Tuesday, July 23rd 2024

Intel Statement on 13th and 14th Gen Core Instability: Faulty Microcode Causes Excessive Voltages, Fix Out Soon

Long-term reliability issues continue to plague Intel's 13th Gen and 14th Gen Core desktop processors based on the "Raptor Lake" microarchitecture, with users complaining that their processors have become unstable with heavy processing workloads, such as games. This includes the chips that have minor levels of performance tuning or overclocking. Intel had earlier isolated many of these stability issues to faulty CPU core frequency boosting algorithms, which it addressed through updates to the processor microcode that it got motherboard- and prebuilt manufacturers to distribute as UEFI firmware updates. The company has now come out with new findings of what could be causing these issues.

In a statement Intel posted on its website on Monday (22/07), the company said that it has been investigating the processors returned to it by users under warranty claims (which it has been replacing under the terms of its warranty). It has found that faulty processor microcode has been causing the processors to operate under excessive core voltages, leading to their structural degradation over time. "We have determined that elevated operating voltage is causing instability issues in some 13th/14th Gen desktop processors. Our analysis of returned processors confirms that the elevated operating voltage is stemming from a microcode algorithm resulting in incorrect voltage requests to the processor."
Modern processor power management runs on an intricate clockwork of collaboration between software, firmware, and hardware, with the software constantly telling the hardware what levels of performance it wants, and the hardware managing its power- and thermal budgets by rapidly altering the power and clock speeds of the various components, such as CPU cores, caches, fabric, and other on-die components. A faulty collaboration between any of the three key components could break this clockwork, as has happened in this case.

Intel is releasing yet another microcode update to its 13th- and 14th Gen Core processors, which will address not just the faulty boosting algorithm issue the company unearthed in June, but also the faulty voltage management the company discovered now. This new microcode should be released some time around mid-August to partners (motherboard manufacturers and PC OEMs), who will then need to validate it on their machines, before passing it along to end-users as UEFI firmware updates.
Intel is delivering a microcode patch which addresses the root cause of exposure to elevated voltages. We are continuing validation to ensure that scenarios of instability reported to Intel regarding its Core 13th/14th Gen desktop processors are addressed. Intel is currently targeting mid-August for patch release to partners following full validation. Intel is committed to making this right with our customers, and we continue asking any customers currently experiencing instability issues on their Intel Core 13th/14th Gen desktop processors reach out to Intel Customer Support for further assistance, the company stated.
It's important to note here, that the microcode update won't fix the issues on processors already experiencing instability, but prevent it on chips that aren't.
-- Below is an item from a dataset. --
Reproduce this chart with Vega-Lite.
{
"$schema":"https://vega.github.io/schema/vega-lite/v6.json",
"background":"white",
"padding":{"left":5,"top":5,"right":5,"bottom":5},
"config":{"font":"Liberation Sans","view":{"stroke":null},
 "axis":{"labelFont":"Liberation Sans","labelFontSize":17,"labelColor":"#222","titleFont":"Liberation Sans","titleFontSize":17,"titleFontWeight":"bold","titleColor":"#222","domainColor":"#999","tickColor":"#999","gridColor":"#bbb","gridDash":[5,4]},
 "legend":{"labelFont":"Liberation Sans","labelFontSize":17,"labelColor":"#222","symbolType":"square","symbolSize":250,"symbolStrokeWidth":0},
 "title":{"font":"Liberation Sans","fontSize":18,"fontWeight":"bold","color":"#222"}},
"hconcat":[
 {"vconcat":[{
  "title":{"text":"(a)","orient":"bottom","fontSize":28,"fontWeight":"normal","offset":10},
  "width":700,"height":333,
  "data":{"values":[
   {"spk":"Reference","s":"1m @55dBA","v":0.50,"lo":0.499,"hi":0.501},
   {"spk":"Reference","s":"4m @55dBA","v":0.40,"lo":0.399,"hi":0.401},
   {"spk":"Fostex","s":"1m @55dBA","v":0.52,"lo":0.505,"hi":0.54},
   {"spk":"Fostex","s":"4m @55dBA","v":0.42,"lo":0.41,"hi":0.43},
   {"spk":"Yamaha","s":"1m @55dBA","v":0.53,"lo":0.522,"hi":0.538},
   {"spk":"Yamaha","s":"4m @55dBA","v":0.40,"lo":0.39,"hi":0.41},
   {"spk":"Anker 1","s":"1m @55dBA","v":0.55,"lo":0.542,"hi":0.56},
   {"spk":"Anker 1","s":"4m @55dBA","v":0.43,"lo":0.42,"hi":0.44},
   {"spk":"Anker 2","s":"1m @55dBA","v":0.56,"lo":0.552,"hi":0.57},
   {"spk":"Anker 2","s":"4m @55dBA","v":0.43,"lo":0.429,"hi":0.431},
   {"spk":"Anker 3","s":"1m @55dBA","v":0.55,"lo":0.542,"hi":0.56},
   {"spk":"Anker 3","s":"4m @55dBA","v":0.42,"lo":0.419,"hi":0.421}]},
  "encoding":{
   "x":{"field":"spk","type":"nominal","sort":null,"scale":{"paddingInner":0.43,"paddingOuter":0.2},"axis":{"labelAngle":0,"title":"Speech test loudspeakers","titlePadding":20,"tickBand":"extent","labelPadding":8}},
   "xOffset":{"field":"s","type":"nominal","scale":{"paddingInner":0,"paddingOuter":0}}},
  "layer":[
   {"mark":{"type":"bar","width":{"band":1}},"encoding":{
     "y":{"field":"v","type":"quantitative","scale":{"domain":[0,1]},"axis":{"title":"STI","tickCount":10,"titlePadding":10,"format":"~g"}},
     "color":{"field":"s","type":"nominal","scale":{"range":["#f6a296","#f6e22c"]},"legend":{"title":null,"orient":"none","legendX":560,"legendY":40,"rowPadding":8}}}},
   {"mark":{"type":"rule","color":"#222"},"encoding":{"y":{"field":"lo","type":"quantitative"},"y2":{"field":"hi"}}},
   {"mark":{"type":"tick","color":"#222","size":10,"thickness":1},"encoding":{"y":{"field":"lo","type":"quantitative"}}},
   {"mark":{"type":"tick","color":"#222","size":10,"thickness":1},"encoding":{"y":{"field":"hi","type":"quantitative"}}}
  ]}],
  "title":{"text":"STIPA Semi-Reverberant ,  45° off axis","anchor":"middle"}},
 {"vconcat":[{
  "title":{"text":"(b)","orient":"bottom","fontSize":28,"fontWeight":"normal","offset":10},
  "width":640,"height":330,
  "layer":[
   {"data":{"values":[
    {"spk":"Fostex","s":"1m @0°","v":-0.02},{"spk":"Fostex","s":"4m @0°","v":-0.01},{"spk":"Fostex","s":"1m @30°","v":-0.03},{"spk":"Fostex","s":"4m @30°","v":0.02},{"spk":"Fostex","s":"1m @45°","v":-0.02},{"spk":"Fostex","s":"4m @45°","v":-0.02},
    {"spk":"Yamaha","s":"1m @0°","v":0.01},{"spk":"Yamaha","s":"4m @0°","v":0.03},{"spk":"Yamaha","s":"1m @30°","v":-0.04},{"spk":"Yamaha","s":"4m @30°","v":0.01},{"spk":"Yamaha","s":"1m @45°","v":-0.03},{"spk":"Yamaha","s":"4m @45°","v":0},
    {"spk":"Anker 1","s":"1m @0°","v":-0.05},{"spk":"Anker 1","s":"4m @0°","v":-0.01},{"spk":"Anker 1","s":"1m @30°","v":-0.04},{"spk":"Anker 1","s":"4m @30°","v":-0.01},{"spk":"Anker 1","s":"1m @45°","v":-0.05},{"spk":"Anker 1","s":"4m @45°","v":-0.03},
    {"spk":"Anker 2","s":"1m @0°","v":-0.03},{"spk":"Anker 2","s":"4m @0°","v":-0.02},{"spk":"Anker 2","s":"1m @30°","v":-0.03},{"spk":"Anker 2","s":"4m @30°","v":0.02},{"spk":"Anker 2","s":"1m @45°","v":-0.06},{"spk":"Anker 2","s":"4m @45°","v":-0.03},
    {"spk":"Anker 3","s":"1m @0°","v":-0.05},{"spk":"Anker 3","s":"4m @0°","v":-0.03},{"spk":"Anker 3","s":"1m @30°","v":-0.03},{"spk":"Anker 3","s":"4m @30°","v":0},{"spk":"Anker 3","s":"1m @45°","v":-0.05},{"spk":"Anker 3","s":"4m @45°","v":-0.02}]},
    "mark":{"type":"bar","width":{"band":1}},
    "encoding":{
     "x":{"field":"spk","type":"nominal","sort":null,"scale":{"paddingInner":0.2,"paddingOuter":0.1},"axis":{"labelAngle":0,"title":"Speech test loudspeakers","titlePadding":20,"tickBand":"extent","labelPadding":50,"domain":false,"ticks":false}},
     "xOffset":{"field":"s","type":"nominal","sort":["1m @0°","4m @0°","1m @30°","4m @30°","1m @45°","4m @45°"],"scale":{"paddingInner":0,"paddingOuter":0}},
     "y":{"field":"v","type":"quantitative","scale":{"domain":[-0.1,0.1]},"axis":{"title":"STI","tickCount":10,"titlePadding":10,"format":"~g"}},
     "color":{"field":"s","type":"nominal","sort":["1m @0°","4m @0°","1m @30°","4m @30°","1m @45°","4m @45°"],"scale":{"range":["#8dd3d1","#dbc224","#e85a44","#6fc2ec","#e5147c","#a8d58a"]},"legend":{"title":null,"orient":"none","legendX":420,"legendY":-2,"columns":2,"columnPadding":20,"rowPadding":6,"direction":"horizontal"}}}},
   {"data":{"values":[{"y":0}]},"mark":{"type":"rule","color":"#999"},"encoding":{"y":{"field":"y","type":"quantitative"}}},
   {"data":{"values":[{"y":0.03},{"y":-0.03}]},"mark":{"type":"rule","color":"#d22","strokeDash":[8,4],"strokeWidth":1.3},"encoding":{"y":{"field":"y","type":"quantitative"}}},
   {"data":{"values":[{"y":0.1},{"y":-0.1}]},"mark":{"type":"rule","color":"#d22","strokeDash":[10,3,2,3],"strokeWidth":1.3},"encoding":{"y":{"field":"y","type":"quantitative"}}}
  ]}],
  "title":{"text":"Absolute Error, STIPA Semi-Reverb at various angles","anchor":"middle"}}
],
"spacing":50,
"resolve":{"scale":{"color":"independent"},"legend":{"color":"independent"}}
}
The instability is caused by irreversible physical degradation of the chip. These chips will, of course, be covered under warranty.

Meanwhile, an interesting issue has come to light, which that some of Intel's processors built on the Intel 7 node are experiencing chemical oxidation of the die as they age. Intel responded to this, stating that it had discovered the oxidation manufacturing issues in 2023, and addressed it. The company also stated that die oxidation is not related to the stability issues it is embattled with.
We can confirm that the via Oxidation manufacturing issue affected some early Intel Core 13th Gen desktop processors. However, the issue was root caused and addressed with manufacturing improvements and screens in 2023. We have also looked at it from the instability reports on Intel Core 13th Gen desktop processors and the analysis to-date has determined that only a small number of instability reports can be connected to the manufacturing issue, the company stated.
If you feel your chip might be affected, you can file for an RMA.
Sources: Intel Community, Intel (Reddit)
Add your own comment

387 Comments on Intel Statement on 13th and 14th Gen Core Instability: Faulty Microcode Causes Excessive Voltages, Fix Out Soon

#1
Jism
They wanted to release the fastest possible chips to be number one in charts, at the (expensive) expense of CPU durability. No excuse for this.
Posted on Reply
#2
Chaitanya
So how is that W series and other locked chipsets are also killing these CPUs
Posted on Reply
#3
natr0n
intel is finished
Posted on Reply
#4
Nanochip
ChaitanyaSo how is that W series and other locked chipsets also killing these CPUs
voltages too high.
Posted on Reply
#5
b1k3rdude
If its a hardware issue like GN have suggested to by a failure analysis lab, then how exactly is a microcode update going to fix it? seem like a non-sequitur to me.
Posted on Reply
#6
JustBenching
So amd overvolted their 3d chips in order to compete turning them into handgrenades and then Intel overvolted theirs resulting in crashes. Lovely market, competition is great
Posted on Reply
#7
Fungi
Why is this being announced on their forums? Is it that small an issue to them?
Posted on Reply
#8
Hecate91
Nanochipvoltages too high.
Voltage alone shouldn't be killing these cpu's, not when they're being run at 125w baseline specs in a server environment.
b1k3rdudeIf its a hardware issue like GN have suggested to by a failure analysis lab, then how exactly is a microcode update going to fix it? seem like a non-sequitur to me.
Intel admitted there was oxidization in 2023 with early raptor lake but didn't bring it up then, it seems like Intel wants to postpone the issue, if intel wants to delay cpu's failing until they are out of warranty then that is even more concerning.
IMO the way Intel handled this could've went much better, instead of blaming motherboard makers and waiting months to say what the real issue is, I'm looking forward to 3rd party failure analysis from GN.
Posted on Reply
#9
JustBenching
Hecate91Voltage alone shouldn't be killing these cpu's, not when they're being run at 125w baseline specs in a server environment.
Why not? Of course voltage alone can kill the chip even at super low power draw. Ive actually tested it.
Posted on Reply
#10
bug
Hecate91Voltage alone shouldn't be killing these cpu's, not when they're being run at 125w baseline specs in a server environment.
Excessive voltage alone can most certainly kill transistors. I mean, what else would it take? Aliens?
Posted on Reply
#11
the54thvoid
Super Intoxicated Moderator
fevgatosSo amd overvolted their 3d chips in order to compete turning them into handgrenades and then Intel overvolted theirs resulting in crashes. Lovely market, competition is great
In the race to performance, it seems nobody's innocent of cutting corners. Who'd a thunk it?
Posted on Reply
#12
JWNoctis
The last time some chip common in PC died prematurely and en-masse...Was that the Deathstar? To more or less the same direct cause of silicon degradation too.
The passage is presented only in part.